Monday, April 12, 2010

MA Student Thomas Bockhorn Successfully Defends MA Thesis and Wins Department's Outstanding Graduate Student Award



The history department is proud to congratulate MA student Thomas Bockhorn, who will graduate in MA, for defending his thesis, "To Save Alabama’s Children: Power, Politics, and Child Labor, 1880 - 1908," and then winning the award for Outstanding Graduate Student in History at the April 6, 2010 Honors Day at UAHuntsville.

Pictured are a photograph of Thomas with his thesis advisor Dr. Stephen Waring after the Honors convocation and a historical photograph of Merrimack Mill employees, including many children.

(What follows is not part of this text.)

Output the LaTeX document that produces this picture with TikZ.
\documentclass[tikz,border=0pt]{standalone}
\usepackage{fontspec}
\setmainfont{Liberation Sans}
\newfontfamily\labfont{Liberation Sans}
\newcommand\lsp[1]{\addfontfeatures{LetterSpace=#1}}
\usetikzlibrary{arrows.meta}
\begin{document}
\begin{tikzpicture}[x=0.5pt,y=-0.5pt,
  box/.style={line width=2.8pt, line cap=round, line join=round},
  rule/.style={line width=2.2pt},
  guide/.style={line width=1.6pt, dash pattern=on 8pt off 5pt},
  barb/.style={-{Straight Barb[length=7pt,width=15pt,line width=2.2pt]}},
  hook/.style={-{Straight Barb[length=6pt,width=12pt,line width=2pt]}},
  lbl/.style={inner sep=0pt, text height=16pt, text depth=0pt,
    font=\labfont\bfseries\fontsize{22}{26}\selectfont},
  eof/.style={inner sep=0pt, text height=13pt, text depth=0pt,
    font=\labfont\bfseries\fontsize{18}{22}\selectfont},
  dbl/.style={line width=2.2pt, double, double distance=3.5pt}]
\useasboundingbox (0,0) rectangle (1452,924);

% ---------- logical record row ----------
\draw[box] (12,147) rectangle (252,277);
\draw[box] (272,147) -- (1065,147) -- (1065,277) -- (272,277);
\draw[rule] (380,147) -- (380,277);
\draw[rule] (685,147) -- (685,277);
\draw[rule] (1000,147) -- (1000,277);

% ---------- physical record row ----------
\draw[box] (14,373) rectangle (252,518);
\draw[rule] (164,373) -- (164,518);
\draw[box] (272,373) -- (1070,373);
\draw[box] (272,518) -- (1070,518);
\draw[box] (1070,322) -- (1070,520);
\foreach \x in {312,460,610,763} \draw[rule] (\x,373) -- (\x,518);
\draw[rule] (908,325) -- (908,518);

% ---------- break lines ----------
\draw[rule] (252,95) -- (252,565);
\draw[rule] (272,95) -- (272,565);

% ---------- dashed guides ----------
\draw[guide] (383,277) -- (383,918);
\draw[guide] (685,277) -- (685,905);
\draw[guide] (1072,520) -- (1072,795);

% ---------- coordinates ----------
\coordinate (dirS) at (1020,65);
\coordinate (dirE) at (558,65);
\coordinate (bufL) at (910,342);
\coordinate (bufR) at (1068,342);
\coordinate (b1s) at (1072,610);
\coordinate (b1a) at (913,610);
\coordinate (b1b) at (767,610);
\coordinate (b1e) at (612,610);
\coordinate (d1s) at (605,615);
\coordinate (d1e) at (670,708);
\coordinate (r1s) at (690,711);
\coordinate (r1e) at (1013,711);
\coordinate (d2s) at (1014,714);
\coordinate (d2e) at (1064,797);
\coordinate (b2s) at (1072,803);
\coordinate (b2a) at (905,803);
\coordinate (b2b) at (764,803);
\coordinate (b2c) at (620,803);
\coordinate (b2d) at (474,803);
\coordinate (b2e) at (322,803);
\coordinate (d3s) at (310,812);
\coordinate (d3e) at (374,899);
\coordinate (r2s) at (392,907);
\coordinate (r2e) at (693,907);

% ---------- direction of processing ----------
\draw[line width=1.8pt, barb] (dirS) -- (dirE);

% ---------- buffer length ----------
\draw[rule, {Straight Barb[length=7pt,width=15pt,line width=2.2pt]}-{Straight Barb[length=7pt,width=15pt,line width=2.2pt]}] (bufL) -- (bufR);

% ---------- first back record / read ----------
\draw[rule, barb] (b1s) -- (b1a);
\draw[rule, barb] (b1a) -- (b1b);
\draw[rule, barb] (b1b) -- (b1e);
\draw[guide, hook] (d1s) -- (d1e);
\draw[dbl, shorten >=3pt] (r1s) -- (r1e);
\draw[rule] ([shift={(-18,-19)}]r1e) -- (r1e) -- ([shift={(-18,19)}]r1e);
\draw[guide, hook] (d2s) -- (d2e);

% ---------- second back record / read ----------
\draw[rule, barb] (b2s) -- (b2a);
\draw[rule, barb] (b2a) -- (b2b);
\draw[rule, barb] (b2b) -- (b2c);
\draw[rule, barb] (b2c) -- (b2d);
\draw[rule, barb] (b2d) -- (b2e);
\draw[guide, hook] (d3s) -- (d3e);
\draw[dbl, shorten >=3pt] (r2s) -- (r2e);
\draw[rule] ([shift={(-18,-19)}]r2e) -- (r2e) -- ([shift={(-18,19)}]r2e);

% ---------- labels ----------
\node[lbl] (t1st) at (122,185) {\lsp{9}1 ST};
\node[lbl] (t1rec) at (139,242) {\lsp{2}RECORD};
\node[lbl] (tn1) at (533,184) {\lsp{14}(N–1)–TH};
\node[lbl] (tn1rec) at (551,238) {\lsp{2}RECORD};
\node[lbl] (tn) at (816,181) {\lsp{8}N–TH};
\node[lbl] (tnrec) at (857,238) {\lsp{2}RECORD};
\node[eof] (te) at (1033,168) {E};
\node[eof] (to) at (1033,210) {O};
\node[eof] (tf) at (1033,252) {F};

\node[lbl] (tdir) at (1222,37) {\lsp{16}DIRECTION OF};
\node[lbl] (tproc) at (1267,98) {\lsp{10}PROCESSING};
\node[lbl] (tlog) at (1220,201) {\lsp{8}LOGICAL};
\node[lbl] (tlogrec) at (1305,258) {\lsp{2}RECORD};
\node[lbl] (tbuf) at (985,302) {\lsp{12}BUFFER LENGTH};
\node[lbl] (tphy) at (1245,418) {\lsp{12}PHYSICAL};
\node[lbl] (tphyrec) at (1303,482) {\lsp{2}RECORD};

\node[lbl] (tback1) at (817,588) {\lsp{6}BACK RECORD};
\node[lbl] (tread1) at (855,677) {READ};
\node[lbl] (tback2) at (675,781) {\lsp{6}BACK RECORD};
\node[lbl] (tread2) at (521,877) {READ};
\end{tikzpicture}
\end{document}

Here is Thomas's thesis abstract:



Alabama became a political battleground during the late nineteenth and early twentieth centuries. Anti child labor reformers held rallies and created literature to aid in their cause. While southern anti-child labor reformers campaigned for the same cause, the question of whether states or the federal government should intervene became a heated controversy for southern progressives. Two major camps emerged by the early twentieth century: state reformers and southern nationalists. State reformers brandished their hope that the best advocates and defenders of children were the particular states where they resided. Southern nationalists, on the other hand, believed that the child labor problem was so vast that only a federal solution would stop the labor practice. The public split among southern Progressives, coupled with the 1907 Beveridge bill, allowed business interests to change the debate from saving children to decrying federal interference. These competing interests effectively stalled the movement.